EXERCISE DETAILS:
What is to be transcribed is the run of lines opening with the one that has "Write the matplotlib code for this chart." and closing with the one that has "plt.rcParams['font.family'] = ['Lato', 'DejaVu", and only that run, exactly.

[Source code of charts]
>>>>>

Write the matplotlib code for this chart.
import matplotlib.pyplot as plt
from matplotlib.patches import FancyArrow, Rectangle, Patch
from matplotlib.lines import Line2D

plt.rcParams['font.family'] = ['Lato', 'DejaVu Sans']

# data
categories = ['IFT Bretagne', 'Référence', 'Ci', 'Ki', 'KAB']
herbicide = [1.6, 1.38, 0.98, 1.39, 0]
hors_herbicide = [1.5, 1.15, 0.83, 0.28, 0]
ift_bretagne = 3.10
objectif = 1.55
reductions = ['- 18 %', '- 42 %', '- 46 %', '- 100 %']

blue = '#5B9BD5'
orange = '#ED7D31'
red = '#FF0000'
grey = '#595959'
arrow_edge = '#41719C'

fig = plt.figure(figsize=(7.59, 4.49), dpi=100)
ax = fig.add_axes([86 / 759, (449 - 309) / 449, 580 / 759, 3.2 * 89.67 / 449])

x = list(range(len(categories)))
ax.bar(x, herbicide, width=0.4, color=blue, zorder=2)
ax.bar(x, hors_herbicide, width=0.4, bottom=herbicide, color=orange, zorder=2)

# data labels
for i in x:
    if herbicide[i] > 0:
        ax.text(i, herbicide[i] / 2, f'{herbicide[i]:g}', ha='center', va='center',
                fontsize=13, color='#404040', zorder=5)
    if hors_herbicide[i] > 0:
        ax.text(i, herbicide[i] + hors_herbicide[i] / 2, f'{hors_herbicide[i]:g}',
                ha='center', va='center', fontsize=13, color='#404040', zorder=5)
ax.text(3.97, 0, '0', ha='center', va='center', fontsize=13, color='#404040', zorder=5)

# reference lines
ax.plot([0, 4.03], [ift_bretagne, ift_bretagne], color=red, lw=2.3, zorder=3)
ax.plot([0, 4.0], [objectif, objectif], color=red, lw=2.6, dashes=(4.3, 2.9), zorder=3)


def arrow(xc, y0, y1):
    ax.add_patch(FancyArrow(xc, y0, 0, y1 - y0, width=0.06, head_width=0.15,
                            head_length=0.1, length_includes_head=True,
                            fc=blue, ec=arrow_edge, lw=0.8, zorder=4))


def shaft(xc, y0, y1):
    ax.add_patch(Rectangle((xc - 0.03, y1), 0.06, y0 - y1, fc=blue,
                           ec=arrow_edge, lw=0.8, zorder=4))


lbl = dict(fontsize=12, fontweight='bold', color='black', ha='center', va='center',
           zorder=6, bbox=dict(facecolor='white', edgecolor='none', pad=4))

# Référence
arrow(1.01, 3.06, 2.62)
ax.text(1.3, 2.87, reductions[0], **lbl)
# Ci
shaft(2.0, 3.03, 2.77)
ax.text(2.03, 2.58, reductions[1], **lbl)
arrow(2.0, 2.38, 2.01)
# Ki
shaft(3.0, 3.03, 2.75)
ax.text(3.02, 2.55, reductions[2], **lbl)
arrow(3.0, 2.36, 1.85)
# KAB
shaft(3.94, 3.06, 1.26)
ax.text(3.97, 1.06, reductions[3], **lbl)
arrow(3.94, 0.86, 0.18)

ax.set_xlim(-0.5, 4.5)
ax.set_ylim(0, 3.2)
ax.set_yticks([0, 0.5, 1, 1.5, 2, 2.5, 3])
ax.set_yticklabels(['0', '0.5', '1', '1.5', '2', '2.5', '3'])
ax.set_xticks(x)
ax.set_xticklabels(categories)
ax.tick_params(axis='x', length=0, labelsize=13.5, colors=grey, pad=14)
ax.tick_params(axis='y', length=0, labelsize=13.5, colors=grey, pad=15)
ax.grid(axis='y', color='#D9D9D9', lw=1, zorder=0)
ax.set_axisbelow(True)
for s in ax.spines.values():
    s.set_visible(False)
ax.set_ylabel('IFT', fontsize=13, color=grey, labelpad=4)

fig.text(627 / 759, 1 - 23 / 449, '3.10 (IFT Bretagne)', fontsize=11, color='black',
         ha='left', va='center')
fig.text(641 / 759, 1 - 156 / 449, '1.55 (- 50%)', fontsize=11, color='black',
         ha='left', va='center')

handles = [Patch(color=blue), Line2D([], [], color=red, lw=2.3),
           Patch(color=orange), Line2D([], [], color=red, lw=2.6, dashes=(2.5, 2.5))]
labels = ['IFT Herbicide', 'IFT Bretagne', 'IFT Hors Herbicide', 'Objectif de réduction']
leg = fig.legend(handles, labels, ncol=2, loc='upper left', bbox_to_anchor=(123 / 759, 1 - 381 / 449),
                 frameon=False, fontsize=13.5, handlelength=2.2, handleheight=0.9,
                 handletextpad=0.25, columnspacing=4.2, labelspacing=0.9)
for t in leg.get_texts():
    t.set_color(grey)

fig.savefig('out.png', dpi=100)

<<<<<
>>>>>

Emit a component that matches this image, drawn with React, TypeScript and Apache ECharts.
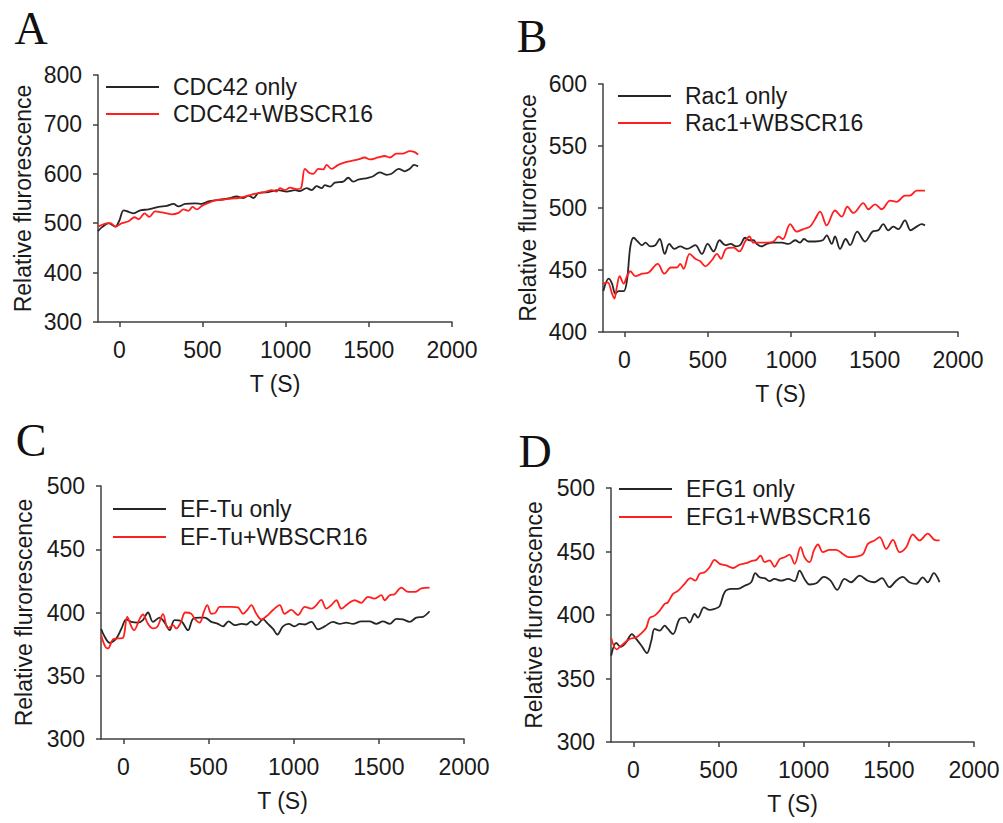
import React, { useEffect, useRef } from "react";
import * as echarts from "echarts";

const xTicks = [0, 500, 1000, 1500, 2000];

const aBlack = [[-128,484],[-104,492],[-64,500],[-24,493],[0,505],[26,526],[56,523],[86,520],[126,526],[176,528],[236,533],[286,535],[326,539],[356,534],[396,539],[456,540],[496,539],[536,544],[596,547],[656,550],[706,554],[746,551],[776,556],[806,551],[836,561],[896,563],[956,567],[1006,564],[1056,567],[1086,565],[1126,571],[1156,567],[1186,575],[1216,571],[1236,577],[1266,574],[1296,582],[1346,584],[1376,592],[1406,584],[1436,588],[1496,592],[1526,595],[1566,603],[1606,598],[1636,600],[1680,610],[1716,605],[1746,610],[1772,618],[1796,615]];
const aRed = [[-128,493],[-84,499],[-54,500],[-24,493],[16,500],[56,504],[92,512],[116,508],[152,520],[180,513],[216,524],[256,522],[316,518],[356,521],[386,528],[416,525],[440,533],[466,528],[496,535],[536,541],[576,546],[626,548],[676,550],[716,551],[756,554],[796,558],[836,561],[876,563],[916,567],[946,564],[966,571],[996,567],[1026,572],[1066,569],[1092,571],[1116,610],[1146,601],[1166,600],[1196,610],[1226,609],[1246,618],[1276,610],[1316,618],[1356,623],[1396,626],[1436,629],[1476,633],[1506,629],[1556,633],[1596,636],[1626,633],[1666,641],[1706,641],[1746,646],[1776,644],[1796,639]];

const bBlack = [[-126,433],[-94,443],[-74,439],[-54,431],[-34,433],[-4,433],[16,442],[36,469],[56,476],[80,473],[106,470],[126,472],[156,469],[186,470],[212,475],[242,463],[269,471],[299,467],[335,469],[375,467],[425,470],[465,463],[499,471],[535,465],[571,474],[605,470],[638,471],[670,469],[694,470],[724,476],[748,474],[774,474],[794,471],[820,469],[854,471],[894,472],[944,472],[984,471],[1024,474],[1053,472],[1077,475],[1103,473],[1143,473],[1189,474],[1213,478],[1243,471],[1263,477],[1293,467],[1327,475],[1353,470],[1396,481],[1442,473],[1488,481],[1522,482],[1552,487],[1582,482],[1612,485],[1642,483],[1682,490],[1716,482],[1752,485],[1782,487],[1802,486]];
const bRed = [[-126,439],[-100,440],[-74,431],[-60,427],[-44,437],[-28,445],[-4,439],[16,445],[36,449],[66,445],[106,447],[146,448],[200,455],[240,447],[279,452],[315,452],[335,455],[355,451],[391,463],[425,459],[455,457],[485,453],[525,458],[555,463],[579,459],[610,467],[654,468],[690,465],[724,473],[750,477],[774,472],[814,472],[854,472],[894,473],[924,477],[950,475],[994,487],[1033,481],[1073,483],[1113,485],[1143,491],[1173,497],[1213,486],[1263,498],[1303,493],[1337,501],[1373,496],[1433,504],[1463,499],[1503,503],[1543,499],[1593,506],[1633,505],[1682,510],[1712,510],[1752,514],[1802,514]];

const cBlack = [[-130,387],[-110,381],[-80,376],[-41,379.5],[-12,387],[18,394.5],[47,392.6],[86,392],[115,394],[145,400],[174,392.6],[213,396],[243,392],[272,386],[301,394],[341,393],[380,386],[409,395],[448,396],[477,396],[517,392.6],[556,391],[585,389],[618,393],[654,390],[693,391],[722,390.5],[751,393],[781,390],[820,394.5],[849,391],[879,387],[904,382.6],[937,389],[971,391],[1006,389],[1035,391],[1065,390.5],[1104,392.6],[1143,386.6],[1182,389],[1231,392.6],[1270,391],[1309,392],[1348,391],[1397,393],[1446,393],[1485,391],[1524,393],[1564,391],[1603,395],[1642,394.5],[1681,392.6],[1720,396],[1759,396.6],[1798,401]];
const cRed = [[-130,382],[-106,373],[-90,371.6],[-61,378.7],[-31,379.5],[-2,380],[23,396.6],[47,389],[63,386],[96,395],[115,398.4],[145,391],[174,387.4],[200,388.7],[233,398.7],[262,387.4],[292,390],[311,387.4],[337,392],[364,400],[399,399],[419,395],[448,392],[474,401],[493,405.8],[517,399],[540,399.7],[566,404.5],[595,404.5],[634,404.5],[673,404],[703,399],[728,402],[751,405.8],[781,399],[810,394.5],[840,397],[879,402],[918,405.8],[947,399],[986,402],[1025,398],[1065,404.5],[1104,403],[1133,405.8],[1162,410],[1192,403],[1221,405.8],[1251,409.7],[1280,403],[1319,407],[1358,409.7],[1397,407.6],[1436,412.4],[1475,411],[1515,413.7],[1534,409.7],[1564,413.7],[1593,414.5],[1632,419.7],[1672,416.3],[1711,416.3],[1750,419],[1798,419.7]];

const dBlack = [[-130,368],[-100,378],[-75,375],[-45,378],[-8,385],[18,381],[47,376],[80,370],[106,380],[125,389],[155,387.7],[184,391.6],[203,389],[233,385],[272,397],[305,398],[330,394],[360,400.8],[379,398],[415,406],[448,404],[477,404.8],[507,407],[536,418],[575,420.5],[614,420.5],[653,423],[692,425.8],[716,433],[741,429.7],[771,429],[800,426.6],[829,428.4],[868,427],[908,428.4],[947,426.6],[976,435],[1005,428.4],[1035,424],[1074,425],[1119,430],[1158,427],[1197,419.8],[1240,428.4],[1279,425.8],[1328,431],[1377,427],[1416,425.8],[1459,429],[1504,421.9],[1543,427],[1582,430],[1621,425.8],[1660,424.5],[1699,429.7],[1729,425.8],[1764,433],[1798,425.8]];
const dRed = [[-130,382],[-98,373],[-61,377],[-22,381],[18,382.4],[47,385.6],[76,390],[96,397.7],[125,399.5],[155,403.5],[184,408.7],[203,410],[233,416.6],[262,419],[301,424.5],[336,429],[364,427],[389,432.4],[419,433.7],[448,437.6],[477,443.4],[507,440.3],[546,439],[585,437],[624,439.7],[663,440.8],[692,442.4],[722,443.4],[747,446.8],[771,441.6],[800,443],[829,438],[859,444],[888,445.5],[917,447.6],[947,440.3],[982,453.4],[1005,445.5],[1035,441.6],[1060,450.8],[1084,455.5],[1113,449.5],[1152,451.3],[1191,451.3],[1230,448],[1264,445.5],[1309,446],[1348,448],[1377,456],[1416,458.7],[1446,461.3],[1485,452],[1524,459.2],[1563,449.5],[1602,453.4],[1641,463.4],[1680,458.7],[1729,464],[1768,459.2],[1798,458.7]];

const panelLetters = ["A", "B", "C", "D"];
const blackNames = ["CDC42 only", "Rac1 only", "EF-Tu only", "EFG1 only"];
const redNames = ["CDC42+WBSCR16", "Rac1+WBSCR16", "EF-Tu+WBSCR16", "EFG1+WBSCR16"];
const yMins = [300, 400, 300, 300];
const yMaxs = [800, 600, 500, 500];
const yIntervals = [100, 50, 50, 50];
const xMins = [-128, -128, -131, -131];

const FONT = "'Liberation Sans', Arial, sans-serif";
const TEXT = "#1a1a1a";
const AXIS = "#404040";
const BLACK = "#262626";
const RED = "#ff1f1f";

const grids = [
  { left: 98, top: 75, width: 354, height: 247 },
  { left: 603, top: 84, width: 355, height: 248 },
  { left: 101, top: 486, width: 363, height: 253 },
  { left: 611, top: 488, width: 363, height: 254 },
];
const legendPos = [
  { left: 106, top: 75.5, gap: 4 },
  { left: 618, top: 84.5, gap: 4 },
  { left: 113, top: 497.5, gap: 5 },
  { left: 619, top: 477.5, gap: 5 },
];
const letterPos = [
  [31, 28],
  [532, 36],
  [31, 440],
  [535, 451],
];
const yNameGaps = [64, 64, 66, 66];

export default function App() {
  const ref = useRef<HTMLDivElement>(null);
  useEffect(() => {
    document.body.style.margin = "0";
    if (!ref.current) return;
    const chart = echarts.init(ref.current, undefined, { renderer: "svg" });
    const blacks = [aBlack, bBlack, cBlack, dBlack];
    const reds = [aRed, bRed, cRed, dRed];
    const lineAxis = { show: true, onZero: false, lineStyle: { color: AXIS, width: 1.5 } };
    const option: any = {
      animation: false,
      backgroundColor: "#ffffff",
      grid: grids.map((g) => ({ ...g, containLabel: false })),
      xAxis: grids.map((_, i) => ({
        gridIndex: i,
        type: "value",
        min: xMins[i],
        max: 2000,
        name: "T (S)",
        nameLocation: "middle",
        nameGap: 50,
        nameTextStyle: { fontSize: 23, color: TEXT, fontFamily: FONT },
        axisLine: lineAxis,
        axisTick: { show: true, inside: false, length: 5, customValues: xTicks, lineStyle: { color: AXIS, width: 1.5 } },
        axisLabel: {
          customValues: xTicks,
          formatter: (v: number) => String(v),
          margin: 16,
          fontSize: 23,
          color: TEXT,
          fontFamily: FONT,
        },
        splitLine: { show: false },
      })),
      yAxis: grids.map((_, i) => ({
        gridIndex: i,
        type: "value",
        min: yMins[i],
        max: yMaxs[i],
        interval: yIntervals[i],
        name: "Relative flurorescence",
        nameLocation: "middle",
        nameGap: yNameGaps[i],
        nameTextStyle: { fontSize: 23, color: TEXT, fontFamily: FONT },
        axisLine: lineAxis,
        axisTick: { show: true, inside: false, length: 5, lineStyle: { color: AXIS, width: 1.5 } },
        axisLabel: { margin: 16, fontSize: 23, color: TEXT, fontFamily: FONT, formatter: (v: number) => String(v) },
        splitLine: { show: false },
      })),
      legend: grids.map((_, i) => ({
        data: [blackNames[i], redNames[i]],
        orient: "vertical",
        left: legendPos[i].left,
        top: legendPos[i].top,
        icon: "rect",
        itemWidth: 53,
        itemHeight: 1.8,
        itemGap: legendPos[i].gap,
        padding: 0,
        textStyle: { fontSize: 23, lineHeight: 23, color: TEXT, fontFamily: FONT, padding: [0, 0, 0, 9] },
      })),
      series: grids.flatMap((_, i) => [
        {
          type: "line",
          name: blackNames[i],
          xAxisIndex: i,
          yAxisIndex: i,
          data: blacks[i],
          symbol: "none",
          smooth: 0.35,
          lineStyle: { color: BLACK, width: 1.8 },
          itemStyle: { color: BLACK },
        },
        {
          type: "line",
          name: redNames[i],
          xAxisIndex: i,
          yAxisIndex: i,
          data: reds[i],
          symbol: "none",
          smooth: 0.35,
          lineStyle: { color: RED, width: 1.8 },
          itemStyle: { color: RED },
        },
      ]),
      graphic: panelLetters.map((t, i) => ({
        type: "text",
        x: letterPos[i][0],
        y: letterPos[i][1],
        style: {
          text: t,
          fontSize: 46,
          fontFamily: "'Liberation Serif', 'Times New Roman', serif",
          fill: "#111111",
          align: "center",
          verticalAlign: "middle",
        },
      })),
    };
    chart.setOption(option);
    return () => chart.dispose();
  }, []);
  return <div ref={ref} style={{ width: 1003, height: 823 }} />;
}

<<<<<

OUTPUT:
Write the matplotlib code for this chart.
import matplotlib.pyplot as plt
from matplotlib.patches import FancyArrow, Rectangle, Patch
from matplotlib.lines import Line2D

plt.rcParams['font.family'] = ['Lato', 'DejaVu Sans']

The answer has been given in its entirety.